Los vendedores también deben de pensar que este cliente tipo es un bárbaro inútil que no sabe cocinar y come todos los días de restaurante, pues lo de las cocinas es otro asunto misterioso. Muchas veces no hay o es un antro infame. Pero también aquí se topa con la ingeniería verbal. Según mi experiencia, los grados son:

-Cucina abitabile. Lo que cualquier ser normal llama cocina.
-Cucina. Una cocina donde apenas cabe una silla.
-Cucinotto. Una cocina donde no cabe ni la silla y, a menudo, sólo el dueño y nadie más.
-Angolo cottura. Una esquina donde han apañado un horno eléctrico.
-Punto cottura. Se abre un armario y hay un camping-gas.

De todos modos, por ser una ciudad tan antigua, caótica y parcheada cada casa es un mundo imprevisible. Las hay divertidísimas, llenas de escaleras, recovecos o espacios absurdos, con estructuras sorprendentes. Luego está el universo oculto de las terrazas y los patios. Hay una Roma doble, escondida y paralela, formada por los interiores de las casas, reductos de paz, y por una plácida civilización de las alturas, áticos fastuosos hasta con palmeras con vistas maravillosas.

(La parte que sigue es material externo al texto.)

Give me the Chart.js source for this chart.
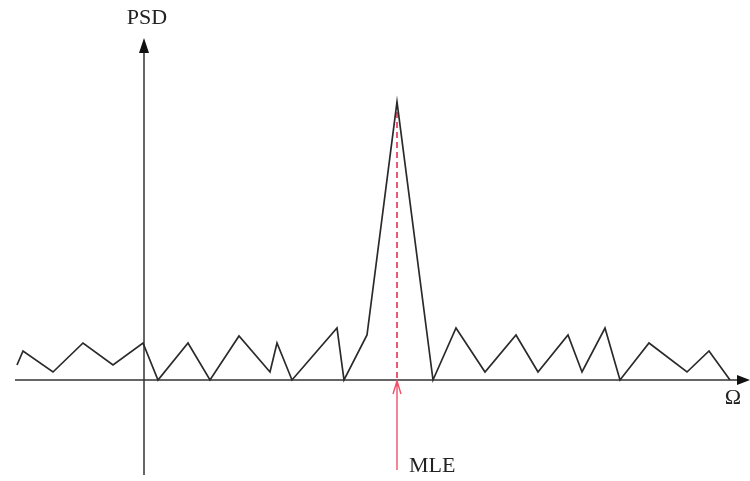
<html>
<head>
<script src="https://cdn.jsdelivr.net/npm/chart.js@4.4.1/dist/chart.umd.min.js"></script>
<style>
 body { margin: 0; background: #fff; }
</style>
</head>
<body>
<canvas id="myChart" width="750" height="481"></canvas>
<script>
 // frequency positions (y axis at 0) and PSD heights above the baseline
 var omega = [-127, -121, -91, -61, -31, -1, 14, 44, 66, 95, 126, 133, 148, 193, 200, 223, 253,
              289, 312, 341, 372, 394, 424, 438, 461, 476, 505, 543, 565, 586];
 var psd = [15, 29, 8, 37, 15, 37, 0, 37, 0, 44, 8, 37, 0, 52, 0, 45, 278,
            0, 52, 8, 45, 8, 45, 8, 52, 0, 37, 8, 29, 0];
 var mle = 253;
 var xLabel = "Ω";
 var yLabel = "PSD";
 var mleLabel = "MLE";

 var pts = [];
 for (var i = 0; i < omega.length; i++) {
   pts.push({x: omega[i], y: psd[i]});
 }

 function arrowHead(ctx, x, y, dir) {
   ctx.beginPath();
   if (dir == "up") {
     ctx.moveTo(x, y);
     ctx.lineTo(x - 5, y + 15);
     ctx.lineTo(x + 5, y + 15);
   } else {
     ctx.moveTo(x, y);
     ctx.lineTo(x - 13, y - 5);
     ctx.lineTo(x - 13, y + 5);
   }
   ctx.closePath();
   ctx.fill();
 }

 var axesPlugin = {
   id: "axes",
   beforeDatasetsDraw: function(chart) {
     var ctx = chart.ctx;
     var xs = chart.scales.x, ys = chart.scales.y;
     var x0 = xs.getPixelForValue(0), y0 = ys.getPixelForValue(0);
     ctx.save();
     ctx.strokeStyle = "#333";
     ctx.fillStyle = "#111";
     ctx.lineWidth = 1.5;
     // horizontal axis
     ctx.beginPath();
     ctx.moveTo(xs.getPixelForValue(-129), y0);
     ctx.lineTo(xs.getPixelForValue(598), y0);
     ctx.stroke();
     arrowHead(ctx, xs.getPixelForValue(606), y0, "right");
     // vertical axis
     ctx.beginPath();
     ctx.moveTo(x0, ys.getPixelForValue(-95));
     ctx.lineTo(x0, ys.getPixelForValue(330));
     ctx.stroke();
     arrowHead(ctx, x0, ys.getPixelForValue(342), "up");
     // red dashed marker at MLE
     var xm = xs.getPixelForValue(mle);
     ctx.strokeStyle = "#e8485e";
     ctx.lineWidth = 1.8;
     ctx.setLineDash([6, 4]);
     ctx.beginPath();
     ctx.moveTo(xm, ys.getPixelForValue(278));
     ctx.lineTo(xm, y0);
     ctx.stroke();
     ctx.setLineDash([]);
     // red arrow below axis
     ctx.strokeStyle = "#f0506a";
     ctx.lineWidth = 1.4;
     ctx.beginPath();
     ctx.moveTo(xm, ys.getPixelForValue(-90));
     ctx.lineTo(xm, y0 + 1);
     ctx.moveTo(xm - 4, y0 + 14);
     ctx.lineTo(xm, y0 + 1);
     ctx.lineTo(xm + 4, y0 + 14);
     ctx.stroke();
     // labels
     ctx.fillStyle = "#222";
     ctx.font = "22px 'Liberation Serif', serif";
     ctx.textAlign = "center";
     ctx.textBaseline = "middle";
     ctx.fillText(yLabel, x0 + 3, ys.getPixelForValue(362));
     ctx.fillText(xLabel, xs.getPixelForValue(589), y0 + 18);
     ctx.textAlign = "left";
     ctx.fillText(mleLabel, xm + 12, ys.getPixelForValue(-86));
     ctx.restore();
   }
 };

 new Chart("myChart", {
   type: "scatter",
   data: {
     datasets: [{
       data: pts,
       showLine: true,
       borderColor: "#2a2a2a",
       borderWidth: 1.7,
       pointRadius: 0,
       fill: false,
       tension: 0
     }]
   },
   options: {
     responsive: false,
     animation: false,
     layout: { padding: 0 },
     scales: {
       x: { type: "linear", min: -144, max: 606, display: false },
       y: { type: "linear", min: -101, max: 380, display: false }
     },
     plugins: {
       legend: { display: false },
       tooltip: { enabled: false }
     }
   },
   plugins: [axesPlugin]
 });
</script>
</body>
</html>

Las agencias son terribles, porque te sacan a cada rato una tasa o un impuesto que se les había olvidado mencionarte. En vez de levantarse e irse, ya desesperado, uno acaba firmando papeles como un autómata. Luego llega el propietario. Según mi experiencia y las muchos conocidos, la inmensa mayoría son unos ladrones de cuidado. Y cuanto más ricos o nobles sean, peor.

En fin, todo esto viene a un anuncio de un piso a la venta en Roma que salió en la prensa el otro día. Para que vean cómo está el patio. Estaba pegado en la plaza de San Ignazio. Pedían 50.000 euros por una vivienda en la zona del Pantheon, pero es que son… ¡¡¡¡cinco metros cuadrados!!!! Es decir, 10.000 euros el metro cuadrado. Lo sacó ‘Il Giornale’. Vean, vean en la foto qué preciosidad. El anuncio lo llamaba ‘mini-garçonnier’. Los términos franceses también son muy socorridos para vender la moto. Había una ventana, aunque daba a un muro, y la zona baño estaba detrás de un biombo. El gran acierto de la mini-garçonnier es que ganaba terreno hacia arriba y con una escalera se subía a la cama.

Es una especie de garita de portero a la entrada del edificio que el propietario obtuvo casi de regalo al comprar tres apartamentos y lo ha estado alquilando a 300 euros al mes. Según ha explicado, a un orfebre, un guarda nocturno, un empleado de banca y una pareja gay. La última vez que pasé por la plaza el cartel ya no estaba, así que quizá ya lo ha vendido.

Casualidad, un lector mencionaba el otro día a Renato Pozzetto, que viene que ni pintado para ilustrar esta historia. Ponemos una escena de ‘Ragazzo di campagna’ (1984, Castellano y Pipolo). Personalmente, a Pozzetto nunca le he acabado de coger el truco, pero tiene legiones de incondicionales. Más en el norte, quizá porque es milanés y tienen otro estilo de humor. Les juro que en la siguiente escena no han exagerado nada:


Sinopsis: El agente de la inmobiliaria llega diciendo: «Por desgracia los apartamentos pequeños ya están todos cogidos, pero es usted afortunado, me ha quedado uno doble, luminoso, confortable y muy espacioso». Se lo enseña. Vemos, por ejemplo, el mítico ‘angolo cottura’. Luego pregunta por la ventana. «Superada», replica el vendedor. Y le enseña unos botones con aire caliente, frío y deshumidificador. «¿Así, para qué le sirve la ventana?», concluye. Para terminar le advierte de que los vecinos se quejan del ruido y le ruega no hacer fiestas, recepciones ni bailes. Le pide la ‘caparra’, la fianza: 50.000 liras al día, un millón y medio de liras. Según mi experiencia, luego es dificilísimo recuperarla. Se lo paga, pero le pide 200.000 liras más por el depósito de los recibos de luz y teléfono. Y añade 70.000 del canon de la televisión. Más 150.000 para posibles transportes. «¿Qué transportes?», pregunta Pozzetto. «Transporte fúnebre, no sé, imagine que le da un infarto,…», dice. Pozzetto se toca la entrepierna y el otro piensa que también tiene dinero guardado ahí, pero le aclara que es por ‘scaramanzia’. Creo que ya lo hemos explicado alguna vez: ante la mención de la muerte o algo que dé mala suerte, existe la vieja costumbre -entre los hombres- de tocarse los testículos.